Jean-Philippe Viret : 
Que dire… Vous connaissez cette blague : « La différence entre les musiciens de rock et les musiciens de jazz, c’est que les premiers jouent trois accords devant mille personnes, tandis que les seconds jouent mille accords devant trois personnes… » Là, cela peut peut-être jouer en notre faveur ! [il rit] Pour nous, ça ne change pas grand-chose pour l’instant dans le sens où on ne joue pas sur des grandes scènes, devant de vastes audiences… Alors, « the show must go on », à condition d’avoir les autorisations adéquates. On verra comment les choses évolueront.

Ivresse, un album qui marque plusieurs anniversaires pour vous, a-t-il été écrit avec un esprit et une direction spécifiques ?
Oui, tout à fait. L’idée, c’était de travailler une écriture thématique épurée, avec peut-être un peu moins de complexité harmonique ou rythmique par rapport à nos précédents albums, et d’avoir le plaisir de jouer ensemble sur des formes plus simples, ce qui nous permettait d’avoir plus de liberté pour l’improvisation.

Nous formons vraiment un trio dans un sens « fédérateur » : on est tous les trois à part égale dans la musique, dans l’interaction, dans la proposition. Et c’est très beau comme ça. En même temps, dans mon parcours musical, il y a une part d’écriture qui donne une couleur particulière, une épure, une veine mélodique, et on a eu envie d’aller dans cette direction pour célébrer cette histoire commune de vingt ans.

Pourquoi le titre « Ivresse » ?
Pour plein de raisons ! On a eu envie que ce soit pétillant, joyeux, libre, avec quelque chose de festif dans la musique.
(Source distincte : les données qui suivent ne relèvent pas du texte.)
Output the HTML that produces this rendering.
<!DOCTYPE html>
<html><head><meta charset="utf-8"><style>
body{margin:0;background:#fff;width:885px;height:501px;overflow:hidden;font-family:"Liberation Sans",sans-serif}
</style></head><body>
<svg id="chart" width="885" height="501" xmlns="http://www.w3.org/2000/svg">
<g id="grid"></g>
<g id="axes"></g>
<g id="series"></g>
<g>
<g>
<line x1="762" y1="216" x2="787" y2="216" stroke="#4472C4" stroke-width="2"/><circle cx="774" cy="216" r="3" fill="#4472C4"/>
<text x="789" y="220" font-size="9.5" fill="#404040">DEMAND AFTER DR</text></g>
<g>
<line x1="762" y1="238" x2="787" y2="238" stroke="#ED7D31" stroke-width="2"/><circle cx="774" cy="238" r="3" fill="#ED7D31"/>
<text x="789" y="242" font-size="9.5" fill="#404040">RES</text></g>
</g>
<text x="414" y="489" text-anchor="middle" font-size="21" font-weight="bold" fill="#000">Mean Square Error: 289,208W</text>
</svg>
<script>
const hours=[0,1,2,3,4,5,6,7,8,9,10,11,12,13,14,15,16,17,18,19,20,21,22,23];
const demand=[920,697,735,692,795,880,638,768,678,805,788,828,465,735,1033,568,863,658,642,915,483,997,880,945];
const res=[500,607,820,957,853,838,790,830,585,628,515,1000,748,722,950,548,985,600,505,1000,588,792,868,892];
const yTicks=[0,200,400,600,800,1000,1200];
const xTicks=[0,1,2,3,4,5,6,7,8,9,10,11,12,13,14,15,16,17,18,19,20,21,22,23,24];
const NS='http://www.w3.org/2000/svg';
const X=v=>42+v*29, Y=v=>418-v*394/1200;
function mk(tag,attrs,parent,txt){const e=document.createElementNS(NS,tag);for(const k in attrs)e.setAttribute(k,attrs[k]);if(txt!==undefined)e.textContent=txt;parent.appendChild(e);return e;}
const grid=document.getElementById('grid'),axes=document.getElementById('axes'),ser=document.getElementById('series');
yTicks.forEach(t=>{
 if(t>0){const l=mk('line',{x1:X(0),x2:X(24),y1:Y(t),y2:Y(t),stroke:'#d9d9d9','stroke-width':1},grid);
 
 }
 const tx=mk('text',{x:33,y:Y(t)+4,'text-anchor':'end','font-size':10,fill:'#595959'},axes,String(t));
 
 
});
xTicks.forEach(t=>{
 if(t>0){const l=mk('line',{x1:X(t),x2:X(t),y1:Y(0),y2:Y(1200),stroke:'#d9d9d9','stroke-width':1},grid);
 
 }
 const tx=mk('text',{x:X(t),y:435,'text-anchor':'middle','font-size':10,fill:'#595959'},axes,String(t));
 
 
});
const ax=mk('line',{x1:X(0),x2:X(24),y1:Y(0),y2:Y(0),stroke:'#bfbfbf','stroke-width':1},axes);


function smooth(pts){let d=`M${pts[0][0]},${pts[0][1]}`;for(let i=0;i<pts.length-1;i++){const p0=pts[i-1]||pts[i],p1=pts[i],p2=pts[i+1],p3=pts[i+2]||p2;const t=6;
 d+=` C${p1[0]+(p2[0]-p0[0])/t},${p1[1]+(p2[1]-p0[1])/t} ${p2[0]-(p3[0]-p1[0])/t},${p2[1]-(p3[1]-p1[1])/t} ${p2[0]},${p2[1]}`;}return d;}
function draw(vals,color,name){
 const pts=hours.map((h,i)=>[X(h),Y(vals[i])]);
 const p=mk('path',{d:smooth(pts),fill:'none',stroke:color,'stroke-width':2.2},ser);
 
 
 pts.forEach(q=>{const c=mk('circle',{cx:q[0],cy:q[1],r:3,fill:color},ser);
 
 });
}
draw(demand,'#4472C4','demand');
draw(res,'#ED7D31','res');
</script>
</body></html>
D’autre part, il y a un petit jeu de mots en filigrane. On pourrait entendre « Est-ce Viret ? », mon nom n’est pas très loin… On peut faire des contrepèteries avec mon nom complet. « J’amplifie l’ivraie » ! Amplifier la mauvaise herbe, est-ce une bonne chose ? Pourquoi pas, soyons rebelles !

Il y avait enfin quelque chose qui m’intéressait fondamentalement avec ce titre. Au fil du temps, je me suis aperçu que les titres que nous donnions aux albums du trio formaient un cadavre exquis sous la forme d’une phrase… J’avais besoin d’un titre qui puisse continuer cette phrase. Si je récapitule tout, ça donne : Considérations : Étant donné… L’Indicible… Autrement dit… Le temps qu’il faut… Pour… L’ineffable… Ivresse. Pour moi, c’est un plaisir un peu personnel, un peu caché…

« Entre deux rêves » (Viret), extrait de l’album « Ivresse » (Mélisse / Outhere)

J’ai envie de demander au musicien que vous êtes : qu’est-ce qui vous donne le plus d’ivresse ? L’inspiration qui surgit au moment d’écrire ? La scène ? L’improvisation ? L’interaction en groupe qui frôle parfois l’irrationnel ?
Votre question donne toutes les réponses ! C’est vraiment tout ça. Le processus commence à la maison, dans l’écriture. J’écris peu sur commande. J’écris par rapport à des émotions musicales, à un instant musical, un instant T où quelque chose me parle, me touche, rentre dans mon oreille. Un élément provoque une émotion que j’ai envie de partager. Ça débute là, et ensuite, tout le plaisir consiste à développer, retrouver cette émotion, la porter, l’amener sur scène, la partager avec les autres musiciens, et que cela se transforme en plaisir de jeu et arrive dans les oreilles de l’auditeur.

À ce sujet, Ivresse est un album enregistré en concert…
Oui, et j’étais très content d’avoir pu faire un disque live avec ce trio. C’est une belle manière de montrer ce qu’il se passe quand on est en concert, c’était un instant T. Ça reflète bien notre attitude scénique.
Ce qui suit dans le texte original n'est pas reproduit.